TAUHEEDUL Trust will move its boys school temporarily to Shadsworth while it makes a new bid to build an Islamic academy at its preferred site in Shear Brow.

Problems getting planning permission to demolish the Edinburgh House YMCA building in Clarence Street for the purpose-built premises make the proposed opening date of September impossible.

Governors have been forced to use a contingency plan of transferring the school from its current temporary location in Bicknell Street, Little Harwood, to the former Blakewater College on Shadsworth.

The new planning application proposes to deal with residents’ concerns about parking by building an underground car park for 20 vehicles.

This will allow it to bring back the multi-use games area. The development of the 700-pupil school on the site was thrown in to chaos in October when a High Court Judge ruled that dropping the games area for parking broke the council’s own rules.

Now the earliest the revised scheme can be considered by the Blackburn with Darwen borough planning committee is March 20.

Committee member Phil Riley said: “The original September opening date for the new school is now impossible. The Tauheedul Trust are proposing to move the school temporarily from its current site to the former Blakewater College on Shadsworth.

“The only downside is that pupils will still be traipsing across the town to get to class.”
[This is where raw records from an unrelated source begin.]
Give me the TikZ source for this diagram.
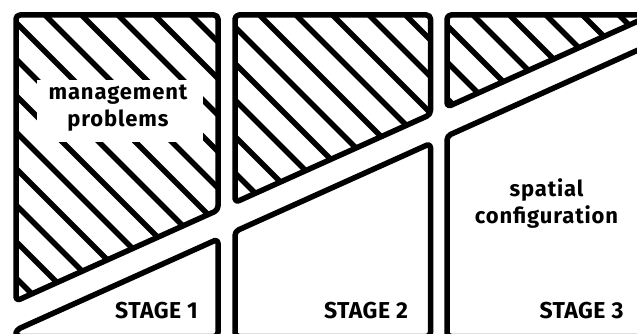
\documentclass[tikz,border=0pt]{standalone}
\usepackage{fontspec}
\setmainfont{Fira Sans}
\newfontfamily\wideFira{Fira Sans}[LetterSpace=4]
\newfontfamily\stageFira{Fira Sans}[LetterSpace=2]
\tikzset{
  border/.style={line width=5.5pt, rounded corners=4pt, line join=round},
  hatchline/.style={line width=5.5pt},
  lbl/.style={font=\wideFira\bfseries\fontsize{22}{27}\selectfont, align=center, inner sep=0pt},
  stagelbl/.style={font=\stageFira\bfseries\fontsize{23}{27}\selectfont, inner sep=0pt},
  whitebox/.style={fill=white, inner sep=0pt, minimum width=166pt, minimum height=62pt},
}
\begin{document}
\begin{tikzpicture}[x=1pt,y=-1pt]
\useasboundingbox (0,0) rectangle (637,334);
% panel 1 hatching
\begin{scope}
\clip (16,15) -- (218,15) -- (218,210.1) -- (16,301) -- cycle;
\foreach \c in {-335,-298.5,...,250} \draw[hatchline] (\c,0) -- ++(400,400);
\end{scope}
% panel 2 hatching
\begin{scope}
\clip (235,15) -- (430.5,15) -- (430.5,114.5) -- (235,202.45) -- cycle;
\foreach \c in {25.5,62,...,430} \draw[hatchline] (\c,0) -- ++(400,400);
\end{scope}
% panel 3 hatching
\begin{scope}
\clip (447,15) -- (651.6,15) -- (447,107.05) -- cycle;
\foreach \c in {312,348.5,...,660} \draw[hatchline] (\c,0) -- ++(400,400);
\end{scope}
% outlines
\draw[border] (16,15) -- (218,15) -- (218,210.1) -- (16,301) -- cycle;
\draw[border] (16,330) -- (218,239.1) -- (218,336.5) -- (16,336.5) -- cycle;
\draw[border] (235,15) -- (430.5,15) -- (430.5,114.5) -- (235,202.45) -- cycle;
\draw[border] (235,231.45) -- (430.5,143.5) -- (430.5,336.5) -- (235,336.5) -- cycle;
\draw[border] (447,15) -- (651.6,15) -- (447,107.05) -- cycle;
\draw[border] (447,136.05) -- (700,22.2) -- (700,336.5) -- (447,336.5) -- cycle;
% labels
\node[whitebox] (mbox) at (120,111) {};
\node[lbl] (mgmt) at (118,108) {management\\problems};
\node[lbl] (spatial) at (546.5,204) {spatial\\configuration};
\node[stagelbl] (s1) at (156.5,310.5) {STAGE 1};
\node[stagelbl] (s2) at (366,310.5) {STAGE 2};
\node[stagelbl] (s3) at (581.5,310.5) {STAGE 3};
\end{tikzpicture}
\end{document}
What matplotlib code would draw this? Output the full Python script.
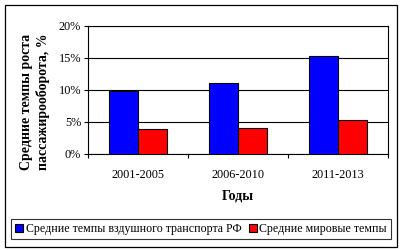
import matplotlib.pyplot as plt
import numpy as np
from matplotlib.patches import Rectangle

periods = ["2001-2005", "2006-2010", "2011-2013"]
rf_growth = [9.8, 11.1, 15.3]      # % , air transport RF
world_growth = [3.9, 4.1, 5.3]     # % , world average
series_names = ["Средние темпы вздушного транспорта РФ", "Средние мировые темпы"]

plt.rcParams['font.family'] = ['Liberation Serif', 'DejaVu Serif']
fs = 8.8

fig = plt.figure(figsize=(4.04, 2.5), dpi=100)
W, H = 404, 250
ax = fig.add_axes([88 / W, 1 - 154 / H, 300 / W, 128 / H])

x = np.arange(len(periods))
bw = 0.29
ax.bar(x - bw / 2, rf_growth, bw, color="#0000ff", edgecolor="black", linewidth=0.8,
       label=series_names[0], zorder=3)
ax.bar(x + bw / 2, world_growth, bw, color="#ff0000", edgecolor="black", linewidth=0.8,
       label=series_names[1], zorder=3)

ax.set_xlim(-0.5, 2.5)
ax.set_ylim(0, 20)
ax.set_yticks([0, 5, 10, 15, 20])
ax.set_yticklabels(["0%", "5%", "10%", "15%", "20%"], fontsize=fs)
ax.yaxis.grid(True, color="black", linewidth=0.8, zorder=0)

ax.set_xticks([-0.5, 0.5, 1.5, 2.5])
ax.set_xticklabels([])
ax.set_xticks(x, minor=True)
ax.set_xticklabels(periods, minor=True, fontsize=fs)
ax.tick_params(axis="x", which="minor", length=0, pad=11)
ax.tick_params(axis="x", which="major", length=3, width=0.8, direction="out")
ax.tick_params(axis="y", length=3, width=0.8, pad=2)
for s in ax.spines.values():
    s.set_linewidth(0.8)

ax.set_xlabel("Годы", fontsize=10, fontweight="bold", labelpad=6)
fig.text(35 / W, 1 - 102 / H, "Средние темпы роста\nпассажирооборота, %",
         rotation=90, ha="center", va="center", fontsize=10,
         fontweight="bold", linespacing=1.35)

# outer chart frame
fig.patches.append(Rectangle((5 / W, 1 - 247 / H), 392 / W, 242 / H,
                             transform=fig.transFigure, fill=False,
                             edgecolor="black", linewidth=0.9))

leg = fig.legend(loc="center", bbox_to_anchor=(201 / W, 1 - 229 / H), ncol=2,
                 fontsize=8.6, frameon=True, fancybox=False, handlelength=0.7,
                 handleheight=0.7, handletextpad=0.2, columnspacing=0.6,
                 borderpad=0.3, borderaxespad=0)
leg.get_frame().set_edgecolor("black")
leg.get_frame().set_linewidth(0.8)

fig.savefig("out.png", dpi=100)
Shadsworth councillor Tony Humphrys said: “I welcome Tauheedul coming to Blakewater. The school has been empty since last summer and this is a good use for the buildings and will stop them being vandalised.” Ansar Ali, of Clarence Street, one of the leading protestors against the YMCA plan, said: “I and other residents remain strongly opposed to the plan a 700 pupil school on the Edinburgh House site.

“It’s too many pupils at a school which would be in the wrong place. I think it should move to Blakewater College permanently.”

No-one from the Tauheedul Trust was available to comment.

Proposals for the first Muslim free school in the country were first proposed in 2011 but the scheme for a new four-storey building on Clarence Street have provoked bitter opposition from neighbours.